Lebih lanjut lagi, Ari Dwipayana[13] mengungkapkan bahwa istana atau keraton sebagai sumber kekuasaan raja. Selama raja atau sultan bersemayam di dalam keraton, maka ia akan memperoleh kekuasaannya. Kekuasaan yang dimaksud di sini bukan pada aspek formal. Sebab keraton saat ini lebih berfungsi sebagai cagar budaya sehingga keraton tidak memiliki kewenangan atau otoritas politik di bawah kekuasaan pemerintah. Namun di sisi lain, keraton tetap memiliki kekuasaan dalam ranah kultural yang cukup signifikan. Kekuasaan dan kewibawaan sultan itu terbukti dengan banyaknya tokoh-tokoh politik maupun pejabat daerah hingga pusat yang bersilaturahmi datang ke keraton maupun meminta berkah dan doa dari pihak keraton. Ini menandakan begitu kuatnya pengaruh seorang sultan ataupun bangsawan keraton ketika “bersatu” dengan bangunan keraton atau istana.
Selain faktor kesatuan antara istana dengan bangsawan keraton, wibawa dan pengaruh keraton beserta orang-orang di dalamnya dikonstruksi melalui budaya dan ditampilkan lewat simbol-simbol tradisi atau upacara-upacara yang digelar keraton seperti yang disebutkan di atas. Inilah salah satu alasan mengapa keraton yang ada saat ini tetap melestarikan dan memelihara adat, tradisi, ritual, upacara, ataupun pertunjukan kesenian secara terus-menerus. Alasannya karena dalam pandangan budaya, aspek-aspek itu dapat memperkuat dan bahkan melegitimasi wibawa dan kedudukan keraton beserta sultannya.
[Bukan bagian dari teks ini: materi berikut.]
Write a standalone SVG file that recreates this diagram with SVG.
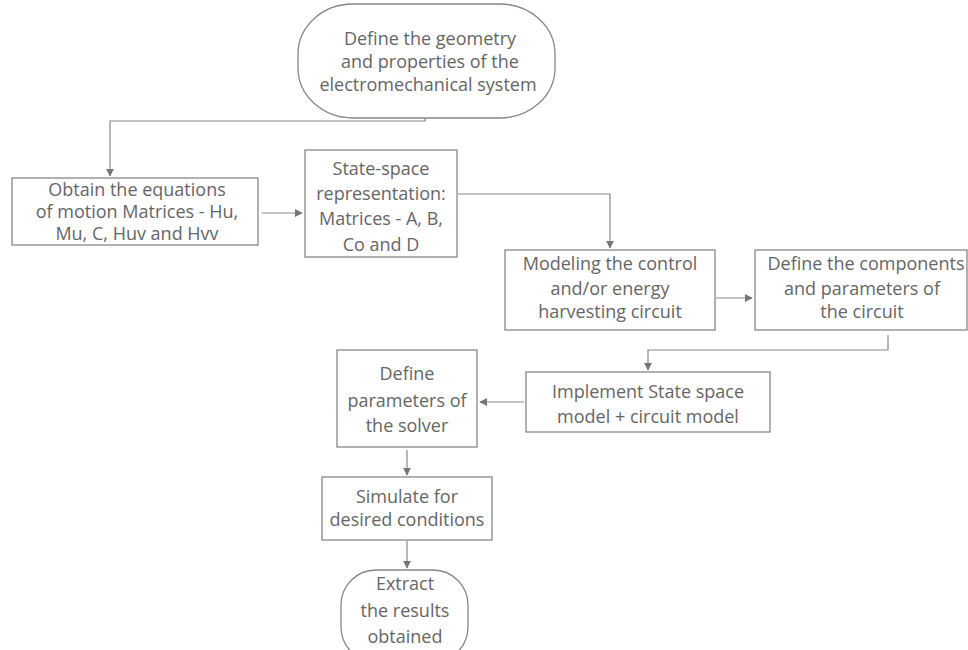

Pada aspek keagamaan, gambaran mengenai percampuran antara ajaran Islam dan kejawen di Cirebon, setidaknya memberikan penjelasan bahwa kekuasaan, kharisma, ataupun pengkultusan keraton dan orang-orang di dalamnya juga dipengaruhi oleh kedua tradisi ini. Ajaran Islam yang mengharuskan umatnya mengikuti imam atau ulama sebagai cara mendekatkan diri pada Sang Pencipta, dan tradisi kejawen yang mengkultusakan dan ‘penyembahan’ terhadap raja sebagai pemimpin dan pusat kekuasaan yang memiliki kesaktian serta dianggap sebagai wakil Tuhan atau titising dewa, cukup menjadi legitimasi posisi Keraton dan Sultan sebagai seorang raja yang memiliki pengaruh dan penghormatan di mata masyarakat secara kultural.


[1] Dalam Ridwan. 2008, “Mistisisme Simbolik dalam Tradisi Islam Jawa”, Ibda, Jurnal Studi Islam dan Budaya, Volume 6, No. 1, Januari-Juni 2008, P3M STAIN Purwokerto.
[2] Wildan, Dadan. 2009, “Peran Sunan Gunung Jati dalam Dakwah dan Sosial Budaya”, Makalah Seminar Sejarah Sunan Gunung Jati dan Pengembangan Pariwisata Sejarah Budaya Islam, di Keraton Kasepuhan Cirebon, 22-23 April 2001.
[3] Dalam Ibid.
[4] Berdasarkan penjelasan Pak Iman Sugiman, bahwa memang benar ada kalangan-kalangan yang menentang praktik-praktik sinkretisme di keraton. Bahkan percobaan pengeboman Masjid Agung Sang Ciptarasa banyak yang menduga merupakan salah satu bentuk penentangan kalangan Islam yang tidak suka dengan ritual-ritual keraton yang dianggap bid’ah dan syirik. Dari kalangan Pesantren Buntet juga ada yang menilai bahwa ritual di keraton saat ini lebih mengarah ke syirik. Walaupun demikian, kalangan Pesantren Buntet tetap menghormati dan menghargai Sultan sebagai keturunan wali. Hal ini terbukti bahwa Sultan diangkat sebagai sesepuh di beberapa Pondok Pesantren seperti Buntet dan ketika Sultan Arief mencalonkan diri sebagai wakil bupati, mendapatkan dukungan penuh dari Buntet. Ini diungkapkan oleh Kang Ade dan Kang Soleh pada waktu wawancara pada tanggal 4 Juni 2011.
[5] Dalam Wildan. loc. cit.
[6] Wawancara dengan Pak Iman Sugiman pada tangal 8 Maret 2011.
[7] Suparlan, dalam Heriyanto, op. cit. hal. 16
[8] Dalam Heriyanto, Ibid. Hal. 18.
[9] Anderson, B. R.O’G. “Gagasan Tentang Kekuasaan dalam Kebudayaan Jawa”, dalam Budiardjo, Miriam. (Ed.) 1984, Aneka Pemikiran tentang Kuasa dan Wibawa, Penerbit Sinar Harapan, Jakarta. Hal. 57.
[10] Heriyanto. op. cit. hal. 186
[11] Catatan lapangan pada tanggal 26 Mei 2011
[12] Dalam Permana, R. Cecep. op. cit. Hal. 112.